Looking south, the Chesapeake ‘s inhabited islands, Smith, Hooper, and Tangier in particular, are often observed to be bellwethers for the Bay’s eroding state of flux. In storms like these, where the wind and the waves scour the shoreline, up to 20 feet of land are lost annually and a canary sings sweetly from its coal-mine cage as the future of the Bay is written in the sediment washed away. Whole islands have been lost to the Chesapeake’s endless appetite, only to be reformed as sandbars or shoals somewhere else. It’s the Bay’s way.

Holland’s Island, now depopulated, still has some reluctant residents not anxious to seek higher ground. Photo by David Harp.

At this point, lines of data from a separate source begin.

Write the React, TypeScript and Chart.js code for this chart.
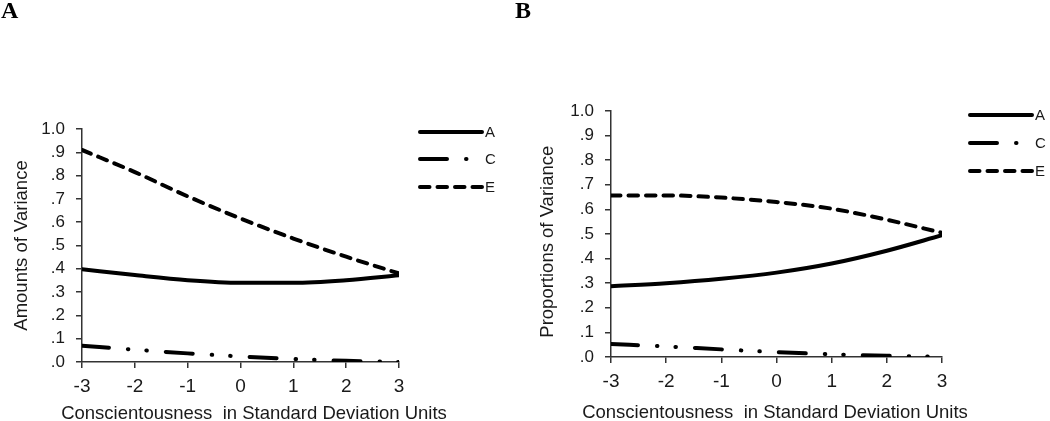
import React, { useEffect, useRef } from "react";
import { Chart, registerables } from "chart.js";

Chart.register(...registerables);

const xValues = [-3, -2, -1, 0, 1, 2, 3];
const xTickLabels = ["-3", "-2", "-1", "0", "1", "2", "3"];
const yTickLabels = [".0", ".1", ".2", ".3", ".4", ".5", ".6", ".7", ".8", ".9", "1.0"];
const seriesNames = ["A", "C", "E"];
const xTitleText = "Conscientousness  in Standard Deviation Units";

// Panel A: amounts of variance
const amountsA = [0.398, 0.373, 0.351, 0.34, 0.34, 0.351, 0.372];
const amountsC = [0.07, 0.053, 0.037, 0.024, 0.013, 0.005, 0.0];
const amountsE = [0.91, 0.815, 0.711, 0.616, 0.53, 0.452, 0.38];

// Panel B: proportions of variance
const propsA = [0.288, 0.3, 0.318, 0.343, 0.38, 0.432, 0.495];
const propsC = [0.053, 0.043, 0.031, 0.02, 0.011, 0.005, 0.001];
const propsE = [0.657, 0.657, 0.648, 0.63, 0.603, 0.558, 0.505];

const FONT = "'Liberation Sans', Arial, sans-serif";
const TEXT = "#1a1a1a";
const AXIS = "#333333";
const LINE_W = 4;
const dashes: number[][] = [[], [27, 19, 0.5, 18, 0.5, 19], [9.5, 8]];

type PanelCfg = {
  left: number;
  width: number;
  yTitle: string;
  values: number[][];
  area: { left: number; top: number; right: number; bottom: number };
  yTitlePad: number;
  legend: { x1: number; x2: number; rows: number[] };
  xTitle: { x: number; y: number };
};

const legendPlugin = {
  id: "lineLegend",
  afterDraw(chart: any, _args: any, opts: any) {
    const ctx = chart.ctx;
    ctx.save();
    seriesNames.forEach((name, i) => {
      const y = opts.rows[i];
      ctx.beginPath();
      ctx.setLineDash(dashes[i]);
      ctx.lineCap = "round";
      ctx.lineWidth = LINE_W;
      ctx.strokeStyle = "#000";
      ctx.moveTo(opts.x1, y);
      ctx.lineTo(opts.x2, y);
      ctx.stroke();
      ctx.setLineDash([]);
      ctx.fillStyle = TEXT;
      ctx.font = `15px ${FONT}`;
      ctx.textBaseline = "middle";
      ctx.textAlign = "left";
      ctx.fillText(name, opts.x2 + 3, y + 1);
    });
    ctx.restore();
  },
};

const xTitlePlugin = {
  id: "xTitle",
  afterDraw(chart: any, _args: any, opts: any) {
    const ctx = chart.ctx;
    ctx.save();
    ctx.fillStyle = TEXT;
    ctx.font = `18.5px ${FONT}`;
    ctx.textAlign = "center";
    ctx.textBaseline = "middle";
    ctx.fillText(opts.text, opts.x, opts.y);
    ctx.restore();
  },
};

function Panel({ cfg }: { cfg: PanelCfg }) {
  const ref = useRef<HTMLCanvasElement>(null);
  useEffect(() => {
    if (!ref.current) return;
    const H = 421;
    const chart = new Chart(ref.current, {
      type: "line",
      data: {
        datasets: seriesNames.map((name, i) => ({
          label: name,
          data: xValues.map((x, j) => ({ x, y: cfg.values[i][j] })),
          borderColor: "#000",
          backgroundColor: "#000",
          borderWidth: LINE_W,
          borderDash: dashes[i],
          borderCapStyle: "round",
          pointRadius: 0,
          cubicInterpolationMode: "monotone",
          fill: false,
        })),
      },
      options: {
        responsive: false,
        animation: false,
        devicePixelRatio: 1,
        layout: {
          padding: {
            left: 0,
            top: cfg.area.top,
            right: cfg.width - cfg.area.right,
            bottom: 0,
          },
        },
        plugins: {
          legend: { display: false },
          tooltip: { enabled: false },
          lineLegend: cfg.legend,
          xTitle: { text: xTitleText, x: cfg.xTitle.x, y: cfg.xTitle.y },
        } as any,
        scales: {
          x: {
            type: "linear",
            min: -3,
            max: 3,
            afterFit: (s: any) => {
              s.height = H - cfg.area.bottom;
            },
            afterBuildTicks: (s: any) => {
              s.ticks = xValues.map((v) => ({ value: v }));
            },
            ticks: {
              stepSize: 1,
              autoSkip: false,
              color: TEXT,
              font: { family: FONT, size: 19 },
              padding: 7,
              maxRotation: 0,
              callback: (_v: any, i: number) => xTickLabels[i],
            },
            grid: {
              display: true,
              drawOnChartArea: false,
              drawTicks: true,
              tickLength: 6,
              color: AXIS,
              lineWidth: 1.5,
            },
            border: { display: true, color: AXIS, width: 1.5 },
            title: { display: false },
          },
          y: {
            type: "linear",
            min: 0,
            max: 1,
            afterFit: (s: any) => {
              s.width = cfg.area.left;
            },
            afterBuildTicks: (s: any) => {
              s.ticks = yTickLabels.map((_, i) => ({ value: i / 10 }));
            },
            ticks: {
              stepSize: 0.1,
              autoSkip: false,
              color: TEXT,
              font: { family: FONT, size: 17 },
              padding: 11,
              callback: (_v: any, i: number) => yTickLabels[i],
            },
            grid: {
              display: true,
              drawOnChartArea: false,
              drawTicks: true,
              tickLength: 6,
              color: AXIS,
              lineWidth: 1.5,
            },
            border: { display: true, color: AXIS, width: 1.5 },
            title: {
              display: true,
              text: cfg.yTitle,
              color: TEXT,
              font: { family: FONT, size: 18.5, lineHeight: 1 },
              padding: { top: cfg.yTitlePad, bottom: 0 },
            },
          },
        },
      },
      plugins: [legendPlugin, xTitlePlugin],
    } as any);
    return () => chart.destroy();
  }, [cfg]);
  return (
    <canvas
      ref={ref}
      width={cfg.width}
      height={421}
      style={{ position: "absolute", left: cfg.left, top: 0, width: cfg.width, height: 421 }}
    />
  );
}

const panelA: PanelCfg = {
  left: 0,
  width: 520,
  yTitle: "Amounts of Variance",
  values: [amountsA, amountsC, amountsE],
  area: { left: 82, top: 129, right: 399, bottom: 362 },
  yTitlePad: 13,
  legend: { x1: 420, x2: 482, rows: [132, 159, 187] },
  xTitle: { x: 254, y: 414 },
};

const panelB: PanelCfg = {
  left: 520,
  width: 530,
  yTitle: "Proportions of Variance   ",
  values: [propsA, propsC, propsE],
  area: { left: 91, top: 111, right: 422, bottom: 357 },
  yTitlePad: 19,
  legend: { x1: 450, x2: 512, rows: [115, 143, 171] },
  xTitle: { x: 255, y: 413 },
};

const labelStyle: React.CSSProperties = {
  position: "absolute",
  top: -3,
  fontFamily: "'Liberation Serif', 'Times New Roman', serif",
  fontWeight: "bold",
  fontSize: 24,
  color: "#000",
  lineHeight: "normal",
};

export default function App() {
  return (
    <div style={{ position: "absolute", left: 0, top: 0, width: 1050, height: 421, background: "#fff", overflow: "hidden" }}>
      <Panel cfg={panelA} />
      <Panel cfg={panelB} />
      <div style={{ ...labelStyle, left: 1 }}>A</div>
      <div style={{ ...labelStyle, left: 515 }}>B</div>
    </div>
  );
}
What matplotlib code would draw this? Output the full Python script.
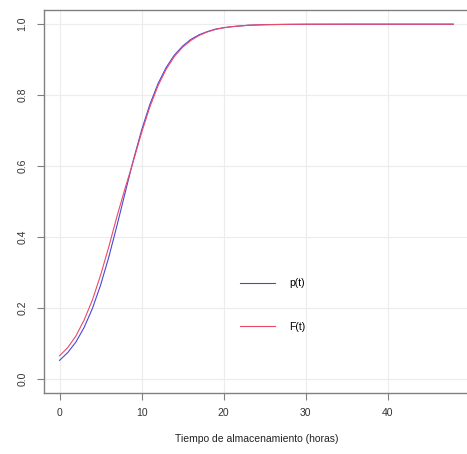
import matplotlib
matplotlib.use("Agg")
import matplotlib.pyplot as plt

plt.rcParams['font.family'] = ['Liberation Sans', 'DejaVu Sans']

# Time (hours)
t_hours = [0, 1, 2, 3, 4, 5, 6, 7, 8, 9, 10, 11, 12, 13, 14, 15, 16, 17, 18,
           19, 20, 21, 22, 23, 24, 25, 26, 28, 30, 36, 42, 48]
# p(t)
p_vals = [0.052, 0.074, 0.104, 0.145, 0.198, 0.264, 0.343, 0.432, 0.525, 0.617,
          0.701, 0.773, 0.832, 0.878, 0.913, 0.938, 0.957, 0.970, 0.979, 0.986,
          0.990, 0.993, 0.995, 0.997, 0.9977, 0.9985, 0.999, 0.9995, 0.9998,
          1.0, 1.0, 1.0]
# F(t)
F_vals = [0.065, 0.088, 0.121, 0.166, 0.222, 0.292, 0.372, 0.458, 0.538, 0.614,
          0.694, 0.766, 0.826, 0.873, 0.909, 0.935, 0.954, 0.968, 0.978, 0.985,
          0.990, 0.993, 0.995, 0.997, 0.998, 0.9986, 0.999, 0.9995, 0.9998,
          1.0, 1.0, 1.0]

x_ticks = [0, 10, 20, 30, 40]
y_ticks = [0.0, 0.2, 0.4, 0.6, 0.8, 1.0]
xlabel = "Tiempo de almacenamiento (horas)"

W, H = 467, 454
fig = plt.figure(figsize=(W / 100, H / 100), dpi=100)
ax = fig.add_axes([43.8 / W, 61 / H, (469 - 43.8) / W, (393 - 10) / H])

ax.set_xlim(-1.92, 49.92)
ax.set_ylim(-0.04, 1.04)

ax.set_xticks(x_ticks)
ax.set_yticks(y_ticks)
ax.set_yticklabels([f"{v:.1f}" for v in y_ticks], rotation=90, va='center')

for v in x_ticks:
    ax.axvline(v, color='#ececec', lw=0.8, zorder=0)
for v in y_ticks:
    ax.axhline(v, color='#ececec', lw=0.8, zorder=0)

ax.plot(t_hours, p_vals, color='#4848d8', lw=0.8, label='p(t)')
ax.plot(t_hours, F_vals, color='#ea4a68', lw=0.8, label='F(t)')

for s in ax.spines.values():
    s.set_color('#808080')
    s.set_linewidth(1.0)

ax.tick_params(axis='both', colors='#808080', labelcolor='#333333',
               labelsize=7.5, length=5, width=0.8, direction='out')
ax.tick_params(axis='x', pad=6)
ax.tick_params(axis='y', pad=7)

ax.set_xlabel(xlabel, fontsize=7.5, color='#222222', labelpad=11)

ax.legend(loc='upper left',
          bbox_to_anchor=((231 - 43.8) / (469 - 43.8), (393 - 269) / (393 - 10)),
          frameon=False, fontsize=7.5, handlelength=3.3, handletextpad=1.35,
          labelspacing=3.2)

fig.savefig("out.png", dpi=100)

But these islands contain remnants of their human habitation that are not so easily removed. Even as the people moved away to avoid the water’s steady pull and the island’s shrinking perimeter, their houses, belongings, docks and yes, even their headstones and dearly departed remained. As strong ‘superstorms’ like Sandy flood the Chesapeake’s main stem with more and more frequency, things are bound to wash up on these Bay islands. And on Tangier, it wasn’t just old, corroded boat parts that got stirred up in the hurricane’s immense floods. It was the island’s previous generations.
If you ever needed a reminder that the the Chesapeake is a changing place, and of the visceral impact that shoreline erosion can have, this video is definitely it. In the end, it seems, some Chesapeake people indeed felt the wrath of Sandy’s power- they just happened to not be the living ones.